>> START

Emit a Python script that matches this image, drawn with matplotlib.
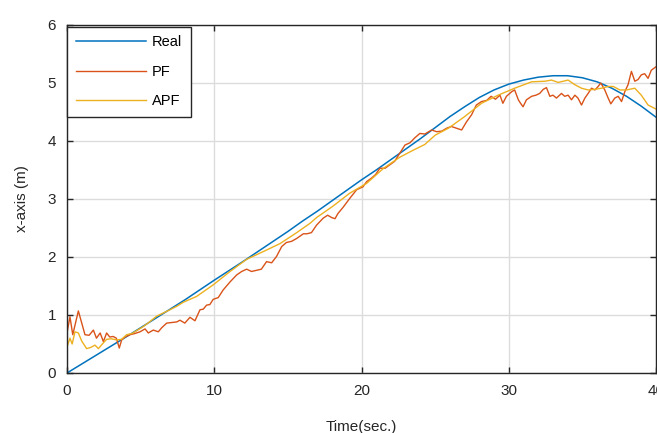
import matplotlib.pyplot as plt

plt.rcParams['font.family'] = ['Liberation Sans', 'DejaVu Sans']

# Real trajectory
t_real = [0, 1, 2, 3, 4, 5, 6, 7, 8, 9, 10, 11, 12, 13, 14, 15, 16, 17, 18, 19, 20,
          21, 22, 23, 24, 25, 26, 27, 28, 29, 30, 31, 32, 33, 34, 35, 36, 37, 38, 39, 40]
x_real = [0, 0.155, 0.31, 0.465, 0.62, 0.78, 0.94, 1.10, 1.26, 1.43, 1.60, 1.765, 1.93,
          2.10, 2.27, 2.44, 2.62, 2.79, 2.97, 3.15, 3.33, 3.50, 3.68, 3.86, 4.04, 4.23,
          4.42, 4.59, 4.75, 4.88, 4.98, 5.05, 5.10, 5.125, 5.125, 5.09, 5.02, 4.91, 4.77,
          4.60, 4.41]

# PF estimate
t_pf = [0, 0.2, 0.39, 0.77, 1.0, 1.22, 1.5, 1.79, 2.0, 2.25, 2.47, 2.69, 2.9, 3.13, 3.35,
        3.55, 3.71, 3.94, 4.28, 4.6, 4.96, 5.3, 5.52, 5.86, 6.2, 6.43, 6.77, 7.1, 7.45,
        7.67, 8.0, 8.35, 8.69, 9.03, 9.25, 9.48, 9.7, 9.93, 10.27, 10.6, 11.07, 11.52,
        11.86, 12.2, 12.53, 12.87, 13.2, 13.55, 13.9, 14.23, 14.58, 14.9, 15.25, 15.6,
        16.05, 16.3, 16.6, 16.95, 17.4, 17.7, 17.97, 18.2, 18.4, 18.76, 19.2, 19.67, 20.1,
        20.35, 20.68, 20.95, 21.25, 21.6, 21.93, 22.25, 22.6, 22.95, 23.3, 23.6, 23.96,
        24.3, 24.76, 25.1, 25.45, 25.78, 26.1, 26.45, 26.8, 27.13, 27.47, 27.8, 28.15,
        28.5, 28.8, 29.1, 29.4, 29.6, 29.84, 30.2, 30.4, 30.65, 30.8, 30.97, 31.2, 31.55,
        31.85, 32.1, 32.34, 32.56, 32.79, 33.0, 33.24, 33.58, 33.8, 34.03, 34.26, 34.49,
        34.7, 34.94, 35.17, 35.39, 35.62, 35.85, 36.07, 36.25, 36.52, 36.75, 36.93, 37.2,
        37.43, 37.66, 37.88, 38.1, 38.33, 38.56, 38.78, 39.0, 39.23, 39.46, 39.68, 40.0]
x_pf = [0.69, 0.97, 0.66, 1.07, 0.86, 0.66, 0.65, 0.74, 0.60, 0.69, 0.54, 0.69, 0.62, 0.63,
        0.60, 0.43, 0.57, 0.62, 0.66, 0.68, 0.71, 0.76, 0.69, 0.74, 0.71, 0.78, 0.86, 0.87,
        0.88, 0.91, 0.86, 0.96, 0.90, 1.09, 1.10, 1.17, 1.18, 1.27, 1.30, 1.43, 1.57, 1.69,
        1.75, 1.79, 1.75, 1.77, 1.79, 1.92, 1.90, 2.01, 2.18, 2.25, 2.27, 2.32, 2.40, 2.40,
        2.42, 2.55, 2.67, 2.72, 2.68, 2.66, 2.75, 2.86, 3.01, 3.16, 3.21, 3.30, 3.36, 3.42,
        3.53, 3.53, 3.59, 3.65, 3.79, 3.93, 3.97, 4.05, 4.13, 4.12, 4.19, 4.16, 4.17, 4.22,
        4.25, 4.22, 4.19, 4.33, 4.45, 4.62, 4.68, 4.70, 4.77, 4.72, 4.79, 4.65, 4.77, 4.85,
        4.88, 4.71, 4.65, 4.59, 4.71, 4.77, 4.79, 4.82, 4.89, 4.92, 4.77, 4.79, 4.74, 4.82,
        4.77, 4.79, 4.71, 4.79, 4.74, 4.62, 4.74, 4.82, 4.91, 4.88, 4.94, 5.00, 4.88, 4.74,
        4.64, 4.74, 4.77, 4.68, 4.85, 4.97, 5.20, 5.03, 5.06, 5.14, 5.16, 5.08, 5.22, 5.28]

# APF estimate
t_apf = [0, 0.2, 0.35, 0.54, 0.77, 1.0, 1.33, 1.6, 1.9, 2.13, 2.4, 2.69, 3.0, 3.37, 3.7,
         4.05, 4.4, 4.8, 5.18, 5.6, 6.09, 6.5, 6.99, 7.45, 7.9, 8.8, 9.93, 11.07, 12.2,
         13.3, 14.46, 15.6, 16.5, 16.95, 18.08, 19.2, 20.35, 21.5, 22.6, 23.5, 24.3, 25.0,
         25.9, 27.0, 28.15, 29.28, 30.4, 31.55, 32.45, 32.9, 33.36, 34.03, 34.49, 34.94,
         35.39, 35.85, 36.3, 36.75, 37.1, 37.54, 38.0, 38.56, 39.0, 39.46, 40.0]
x_apf = [0.45, 0.60, 0.50, 0.71, 0.69, 0.55, 0.42, 0.44, 0.48, 0.42, 0.50, 0.58, 0.59, 0.57,
         0.58, 0.66, 0.68, 0.74, 0.80, 0.88, 0.98, 1.03, 1.09, 1.15, 1.22, 1.32, 1.52, 1.75,
         1.96, 2.09, 2.23, 2.42, 2.58, 2.68, 2.88, 3.10, 3.27, 3.53, 3.72, 3.84, 3.94, 4.10,
         4.22, 4.42, 4.65, 4.79, 4.91, 5.02, 5.03, 5.05, 5.01, 5.05, 4.97, 4.91, 4.88, 4.89,
         4.91, 4.94, 4.94, 4.88, 4.88, 4.91, 4.79, 4.62, 4.55]

fig = plt.figure(figsize=(6.57, 4.33), dpi=100)
ax = fig.add_axes([0.102, 0.1386, 0.8965, 0.8037])

ax.plot(t_real, x_real, color='#0072BD', lw=1.1, label='Real')
ax.plot(t_pf, x_pf, color='#D95319', lw=1.0, label='PF')
ax.plot(t_apf, x_apf, color='#EDB120', lw=1.0, label='APF')

ax.set_xlim(0, 40)
ax.set_ylim(0, 6)
ax.set_xticks([0, 10, 20, 30, 40])
ax.set_yticks([0, 1, 2, 3, 4, 5, 6])
ax.grid(True, color='#DCDCDC', lw=1)
ax.set_axisbelow(True)
ax.tick_params(direction='in', top=True, right=True, length=4, width=1,
               colors='#262626', labelsize=11, pad=8)
for s in ax.spines.values():
    s.set_color('#262626')
    s.set_linewidth(1)

ax.set_xlabel('Time(sec.)', fontsize=11, color='#262626', labelpad=16)
ax.set_ylabel('x-axis (m)', fontsize=11, color='#262626', labelpad=13)

leg = ax.legend(loc='upper left', bbox_to_anchor=(0, 0.995), fontsize=10.5,
                handlelength=4.8, labelspacing=1.05, handletextpad=0.4,
                borderaxespad=0, fancybox=False, framealpha=1,
                borderpad=0.6)
leg.get_frame().set_edgecolor('#262626')
leg.get_frame().set_linewidth(1)

plt.savefig('out.png', dpi=100)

>> END

### Goal
Without the pictures, repeat the listing above exactly.

### Written solution
Emit a Python script that matches this image, drawn with matplotlib.
import matplotlib.pyplot as plt

plt.rcParams['font.family'] = ['Liberation Sans', 'DejaVu Sans']

# Real trajectory
t_real = [0, 1, 2, 3, 4, 5, 6, 7, 8, 9, 10, 11, 12, 13, 14, 15, 16, 17, 18, 19, 20,
          21, 22, 23, 24, 25, 26, 27, 28, 29, 30, 31, 32, 33, 34, 35, 36, 37, 38, 39, 40]
x_real = [0, 0.155, 0.31, 0.465, 0.62, 0.78, 0.94, 1.10, 1.26, 1.43, 1.60, 1.765, 1.93,
          2.10, 2.27, 2.44, 2.62, 2.79, 2.97, 3.15, 3.33, 3.50, 3.68, 3.86, 4.04, 4.23,
          4.42, 4.59, 4.75, 4.88, 4.98, 5.05, 5.10, 5.125, 5.125, 5.09, 5.02, 4.91, 4.77,
          4.60, 4.41]

# PF estimate
t_pf = [0, 0.2, 0.39, 0.77, 1.0, 1.22, 1.5, 1.79, 2.0, 2.25, 2.47, 2.69, 2.9, 3.13, 3.35,
        3.55, 3.71, 3.94, 4.28, 4.6, 4.96, 5.3, 5.52, 5.86, 6.2, 6.43, 6.77, 7.1, 7.45,
        7.67, 8.0, 8.35, 8.69, 9.03, 9.25, 9.48, 9.7, 9.93, 10.27, 10.6, 11.07, 11.52,
        11.86, 12.2, 12.53, 12.87, 13.2, 13.55, 13.9, 14.23, 14.58, 14.9, 15.25, 15.6,
        16.05, 16.3, 16.6, 16.95, 17.4, 17.7, 17.97, 18.2, 18.4, 18.76, 19.2, 19.67, 20.1,
        20.35, 20.68, 20.95, 21.25, 21.6, 21.93, 22.25, 22.6, 22.95, 23.3, 23.6, 23.96,
        24.3, 24.76, 25.1, 25.45, 25.78, 26.1, 26.45, 26.8, 27.13, 27.47, 27.8, 28.15,
        28.5, 28.8, 29.1, 29.4, 29.6, 29.84, 30.2, 30.4, 30.65, 30.8, 30.97, 31.2, 31.55,
        31.85, 32.1, 32.34, 32.56, 32.79, 33.0, 33.24, 33.58, 33.8, 34.03, 34.26, 34.49,
        34.7, 34.94, 35.17, 35.39, 35.62, 35.85, 36.07, 36.25, 36.52, 36.75, 36.93, 37.2,
        37.43, 37.66, 37.88, 38.1, 38.33, 38.56, 38.78, 39.0, 39.23, 39.46, 39.68, 40.0]
x_pf = [0.69, 0.97, 0.66, 1.07, 0.86, 0.66, 0.65, 0.74, 0.60, 0.69, 0.54, 0.69, 0.62, 0.63,
        0.60, 0.43, 0.57, 0.62, 0.66, 0.68, 0.71, 0.76, 0.69, 0.74, 0.71, 0.78, 0.86, 0.87,
        0.88, 0.91, 0.86, 0.96, 0.90, 1.09, 1.10, 1.17, 1.18, 1.27, 1.30, 1.43, 1.57, 1.69,
        1.75, 1.79, 1.75, 1.77, 1.79, 1.92, 1.90, 2.01, 2.18, 2.25, 2.27, 2.32, 2.40, 2.40,
        2.42, 2.55, 2.67, 2.72, 2.68, 2.66, 2.75, 2.86, 3.01, 3.16, 3.21, 3.30, 3.36, 3.42,
        3.53, 3.53, 3.59, 3.65, 3.79, 3.93, 3.97, 4.05, 4.13, 4.12, 4.19, 4.16, 4.17, 4.22,
        4.25, 4.22, 4.19, 4.33, 4.45, 4.62, 4.68, 4.70, 4.77, 4.72, 4.79, 4.65, 4.77, 4.85,
        4.88, 4.71, 4.65, 4.59, 4.71, 4.77, 4.79, 4.82, 4.89, 4.92, 4.77, 4.79, 4.74, 4.82,
        4.77, 4.79, 4.71, 4.79, 4.74, 4.62, 4.74, 4.82, 4.91, 4.88, 4.94, 5.00, 4.88, 4.74,
        4.64, 4.74, 4.77, 4.68, 4.85, 4.97, 5.20, 5.03, 5.06, 5.14, 5.16, 5.08, 5.22, 5.28]

# APF estimate
t_apf = [0, 0.2, 0.35, 0.54, 0.77, 1.0, 1.33, 1.6, 1.9, 2.13, 2.4, 2.69, 3.0, 3.37, 3.7,
         4.05, 4.4, 4.8, 5.18, 5.6, 6.09, 6.5, 6.99, 7.45, 7.9, 8.8, 9.93, 11.07, 12.2,
         13.3, 14.46, 15.6, 16.5, 16.95, 18.08, 19.2, 20.35, 21.5, 22.6, 23.5, 24.3, 25.0,
         25.9, 27.0, 28.15, 29.28, 30.4, 31.55, 32.45, 32.9, 33.36, 34.03, 34.49, 34.94,
         35.39, 35.85, 36.3, 36.75, 37.1, 37.54, 38.0, 38.56, 39.0, 39.46, 40.0]
x_apf = [0.45, 0.60, 0.50, 0.71, 0.69, 0.55, 0.42, 0.44, 0.48, 0.42, 0.50, 0.58, 0.59, 0.57,
         0.58, 0.66, 0.68, 0.74, 0.80, 0.88, 0.98, 1.03, 1.09, 1.15, 1.22, 1.32, 1.52, 1.75,
         1.96, 2.09, 2.23, 2.42, 2.58, 2.68, 2.88, 3.10, 3.27, 3.53, 3.72, 3.84, 3.94, 4.10,
         4.22, 4.42, 4.65, 4.79, 4.91, 5.02, 5.03, 5.05, 5.01, 5.05, 4.97, 4.91, 4.88, 4.89,
         4.91, 4.94, 4.94, 4.88, 4.88, 4.91, 4.79, 4.62, 4.55]

fig = plt.figure(figsize=(6.57, 4.33), dpi=100)
ax = fig.add_axes([0.102, 0.1386, 0.8965, 0.8037])

ax.plot(t_real, x_real, color='#0072BD', lw=1.1, label='Real')
ax.plot(t_pf, x_pf, color='#D95319', lw=1.0, label='PF')
ax.plot(t_apf, x_apf, color='#EDB120', lw=1.0, label='APF')

ax.set_xlim(0, 40)
ax.set_ylim(0, 6)
ax.set_xticks([0, 10, 20, 30, 40])
ax.set_yticks([0, 1, 2, 3, 4, 5, 6])
ax.grid(True, color='#DCDCDC', lw=1)
ax.set_axisbelow(True)
ax.tick_params(direction='in', top=True, right=True, length=4, width=1,
               colors='#262626', labelsize=11, pad=8)
for s in ax.spines.values():
    s.set_color('#262626')
    s.set_linewidth(1)

ax.set_xlabel('Time(sec.)', fontsize=11, color='#262626', labelpad=16)
ax.set_ylabel('x-axis (m)', fontsize=11, color='#262626', labelpad=13)

leg = ax.legend(loc='upper left', bbox_to_anchor=(0, 0.995), fontsize=10.5,
                handlelength=4.8, labelspacing=1.05, handletextpad=0.4,
                borderaxespad=0, fancybox=False, framealpha=1,
                borderpad=0.6)
leg.get_frame().set_edgecolor('#262626')
leg.get_frame().set_linewidth(1)

plt.savefig('out.png', dpi=100)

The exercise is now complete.